The 1998 Agreement includes a number of references to the European context and these apply to North-South and East-West institutions. Additionally, and perhaps more damaging, is the effect of the possible re-imposition of a hard international border between Northern Ireland and the Republic of Ireland. This border has been substantially softened as a consequence of EU membership and the 1998 Agreement is premised on the permanency of this arrangement.
It is clear, therefore, that the referendum result entails change for Northern Ireland’s political institutions and for the governance of the region. However, the suggestion that this altered environment is synonymous with majority support for a united Ireland is disingenuous. It presupposes that, in the aftermath of the referendum, those unionists who voted to Remain are also likely to vote to leave the UK. It also assumes that nationalists will opt for a united Ireland on the back of an overall UK Leave vote (and that voters south of the border will do likewise). Recent opinion polls on Irish unity do not demonstrate anything close to majority support for a united Ireland among either unionists or nationalists.
Clearly, voters may adjust their views in the aftermath of this referendum and for nationalists in particular, this vote may increase their support for a united Ireland. However, any modification in Unionist voter preferences vis-à-vis Irish unity following the EU referendum is unlikely to develop quickly, and maybe not even at all. Loyalty to Britain and to the UK state means that unionists will be better able to accept and respect the national UK vote to Leave.
There is scope for a serious and mature discussion about Northern Ireland’s majority democratic choice to Remain in the EU. Already, the Prime Ministers of Ireland and the UK are engaged in discussions about the future of the Common Travel Area (CTA) and the maintenance of a soft border between Northern Ireland and the Republic of Ireland. There is also some limited support among EU leaders for special recognition for Northern Ireland during the exit negotiation process. The Irish government are likely to push hard for such a provision.
In the years following the UK’s exit from the EU, the time may be ripe for a deeper assessment of Northern Ireland’s constitutional status. However, in the immediate aftermath of the referendum, protecting and promoting Northern Ireland’s interests is best accomplished by creatively focusing on what is acceptable to the broadest spectrum of public and political opinion in Northern Ireland (and in the Republic of Ireland).

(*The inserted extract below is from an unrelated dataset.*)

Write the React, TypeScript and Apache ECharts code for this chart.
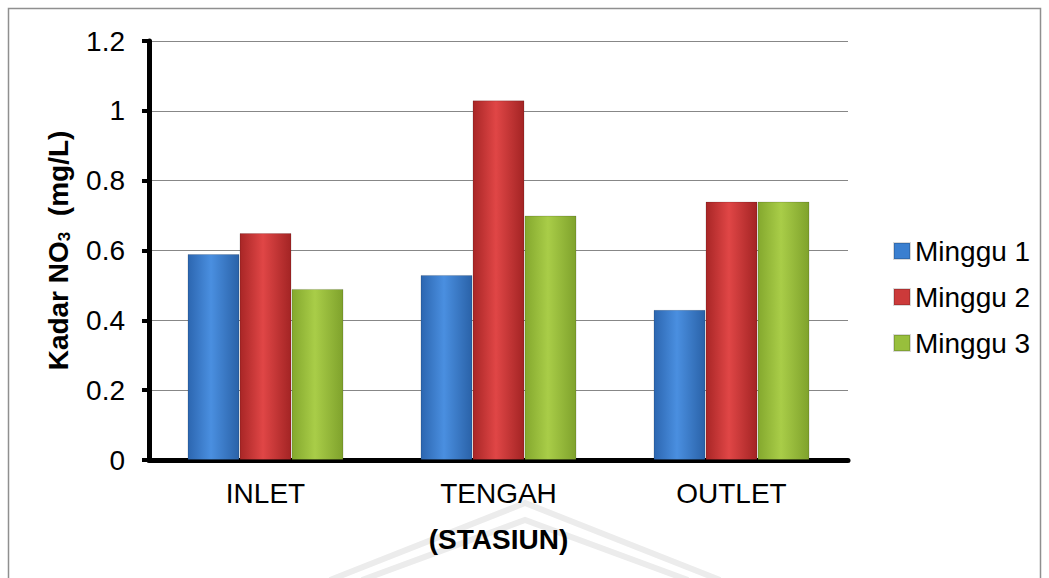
import React, { useEffect, useRef } from "react";
import * as echarts from "echarts";

const categories = ["INLET", "TENGAH", "OUTLET"];
const seriesNames = ["Minggu 1", "Minggu 2", "Minggu 3"];
const minggu1 = [0.59, 0.53, 0.43];
const minggu2 = [0.65, 1.03, 0.74];
const minggu3 = [0.49, 0.7, 0.74];
const yTicks = { min: 0, max: 1.2, interval: 0.2 };

const FONT = "Liberation Sans, Arial, sans-serif";

const grad = (a: string, b: string, c: string) =>
  new echarts.graphic.LinearGradient(0, 0, 1, 0, [
    { offset: 0, color: a },
    { offset: 0.45, color: b },
    { offset: 1, color: c },
  ]);

export default function App() {
  const ref = useRef<HTMLDivElement>(null);
  useEffect(() => {
    document.body.style.margin = "0";
    document.body.style.overflow = "hidden";
    const chart = echarts.init(ref.current!, null, { renderer: "svg" });
    const colors = [
      grad("#2c66b0", "#4a8fe0", "#2a62a8"),
      grad("#a82626", "#e04646", "#a32424"),
      grad("#84a82e", "#a9cd48", "#7fa22c"),
    ];
    const legendColors = ["#3a7fd0", "#cc3a3a", "#98bf3c"];
    const data = [minggu1, minggu2, minggu3];
    chart.setOption({
      animation: false,
      backgroundColor: "#ffffff",
      textStyle: { fontFamily: FONT },
      grid: { left: 149, right: 201, top: 41, bottom: 118, containLabel: false },
      legend: {
        orient: "vertical",
        left: 888,
        top: 232,
        itemWidth: 16,
        itemHeight: 16,
        itemGap: 18,
        itemTextGap: 4,
        icon: "rect",
        textStyle: { fontSize: 28, color: "#000", fontFamily: FONT },
        data: seriesNames.map((n, i) => ({ name: n, itemStyle: { color: legendColors[i] } })),
      },
      xAxis: {
        type: "category",
        data: categories,
        axisLine: { show: true, lineStyle: { color: "#000", width: 5 } },
        axisTick: { show: false },
        axisLabel: { fontSize: 28, color: "#000", margin: 19, fontFamily: FONT },
        name: "(STASIUN)",
        nameLocation: "middle",
        nameGap: 65,
        nameTextStyle: { fontSize: 28, fontWeight: "bold", color: "#000", fontFamily: FONT },
      },
      yAxis: {
        type: "value",
        min: yTicks.min,
        max: yTicks.max,
        interval: yTicks.interval,
        axisLine: { show: true, lineStyle: { color: "#000", width: 5 } },
        axisTick: { show: true, length: 7, lineStyle: { color: "#000", width: 4 } },
        splitLine: { show: true, lineStyle: { color: "#878787", width: 1 } },
        axisLabel: {
          fontSize: 28,
          color: "#000",
          margin: 24,
          fontFamily: FONT,
          formatter: (v: number) => String(parseFloat(v.toFixed(1))),
        },
        name: "{m|Kadar NO}{s|3}{m|  (mg/L)}",
        nameLocation: "middle",
        nameRotate: 90,
        nameGap: 76,
        nameTextStyle: {
          rich: {
            m: { fontSize: 28, lineHeight: 30, fontWeight: "bold", color: "#000", fontFamily: FONT },
            s: { fontSize: 17, lineHeight: 10, fontWeight: "bold", color: "#000", verticalAlign: "bottom", fontFamily: FONT },
          },
        },
      },
      series: data.map((d, i) => ({
        name: seriesNames[i],
        type: "bar",
        data: d,
        barWidth: 52,
        barGap: "0%",
        itemStyle: { color: colors[i], borderColor: "rgba(0,0,0,0.15)", borderWidth: 1 },
      })),
      graphic: [
        {
          type: "rect",
          shape: { x: 8.5, y: 8.5, width: 1032, height: 620 },
          style: { fill: "none", stroke: "#8f8f8f", lineWidth: 1.5 },
          z: -1,
          silent: true,
        },
        {
          type: "polyline",
          shape: { points: [[330, 580], [525, 503], [720, 580]] },
          style: { fill: "none", stroke: "#ececec", lineWidth: 6 },
          z: -2,
          silent: true,
        },
        {
          type: "polyline",
          shape: { points: [[362, 580], [525, 520], [688, 580]] },
          style: { fill: "none", stroke: "#ececec", lineWidth: 6 },
          z: -2,
          silent: true,
        },
      ],
    });
    return () => chart.dispose();
  }, []);
  return <div ref={ref} style={{ width: 1049, height: 578 }} />;
}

Talk of a border poll is only serving to fuel greater insecurity, volatility and division. Agitating for more than what is practically possible, achievable and desirable at this time, risks undermining years of (relative) political stability and improved community relations in Northern Ireland.
In 1998, majority support for constitutional change was evident across both communities in Northern Ireland. The same level of consensus does not exist in 2016. As Northern Ireland faces a period of considerable instability and uncertainty, its political leaders would do well to heed their earlier experience of referendums and to remain sensitive to the preferences of both communities.